Photovoltaic power generation is inherently volatile, heavily influenced by weather conditions and cloud movement. This variability necessitates precise forecasting to ensure efficient power system dispatch and market participation. The challenge lies in effectively modeling complex spatiotemporal dependencies across various information sources, a task that many existing AI-based forecasting methods have struggled to accomplish.
Overview of Solar-VLM
Solar-VLM is designed to overcome the limitations of traditional forecasting methods by seamlessly integrating multiple data modalities. The framework employs modality-specific encoders that extract complementary features from diverse sources of information, including temporal observations, satellite imagery, and textual weather descriptions.
Key Components
- Time-Series Encoder: This component utilizes a patch-based design to capture temporal patterns from multivariate observations at each PV site. By analyzing time-series data effectively, it enhances the model’s predictive capabilities.

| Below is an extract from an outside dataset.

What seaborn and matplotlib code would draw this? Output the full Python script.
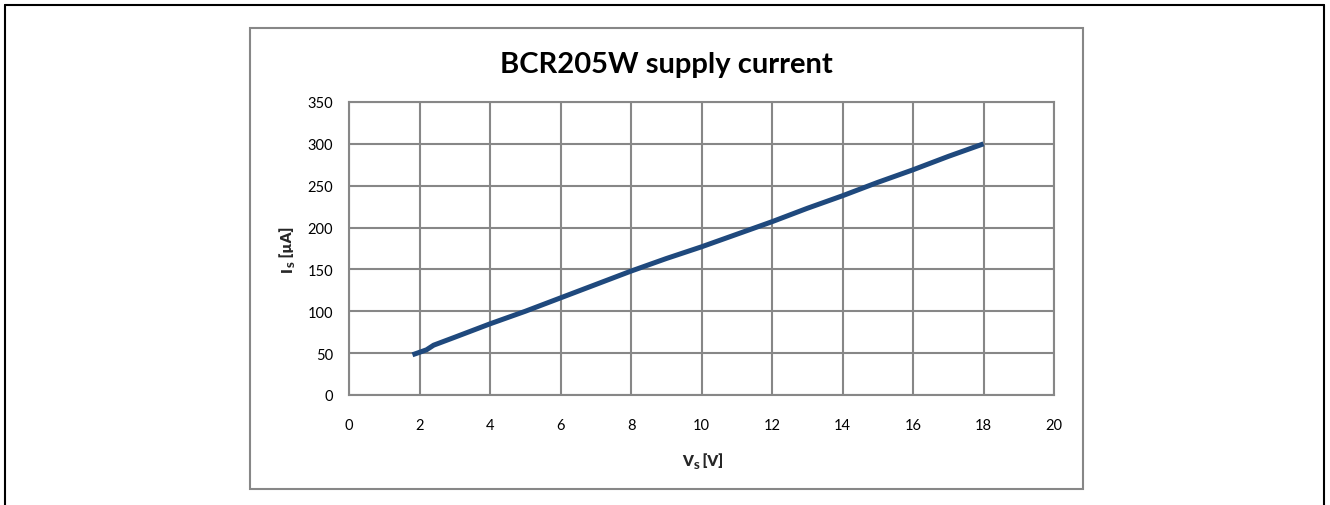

- Visual Encoder: Built upon a Qwen-based vision backbone, this encoder extracts crucial cloud cover information from satellite images. This visual data plays a significant role in understanding current weather conditions affecting PV generation.
- Text Encoder: This encoder distills historical weather characteristics from textual descriptions, adding another layer of context to the forecasting process.
Spatial Dependency Capture
A notable innovation in Solar-VLM is its ability to capture spatial dependencies among geographically distributed PV stations. This is achieved through a cross-site feature fusion mechanism that includes:
- Graph Learner: This component models inter-station correlations using a graph attention network constructed over a K-nearest-neighbor (KNN) graph, effectively linking data from multiple PV sites.
- Cross-Site Attention Module: This module facilitates adaptive information exchange among sites, ensuring that the model can leverage insights from neighboring PV stations for improved forecasting accuracy.
Experimental Validation
The effectiveness of the Solar-VLM framework has been validated through experiments conducted on data from eight PV stations located in a northern province of China. The results indicate a significant improvement in forecasting accuracy compared to traditional methods.
Availability
The proposed model is publicly accessible, allowing researchers and practitioners in the field to explore and utilize its capabilities. Interested parties can find the model at https://github.com/rhp413/Solar-VLM.
As the demand for renewable energy continues to grow, innovations like Solar-VLM represent a critical step forward in enhancing the reliability and efficiency of solar power forecasting.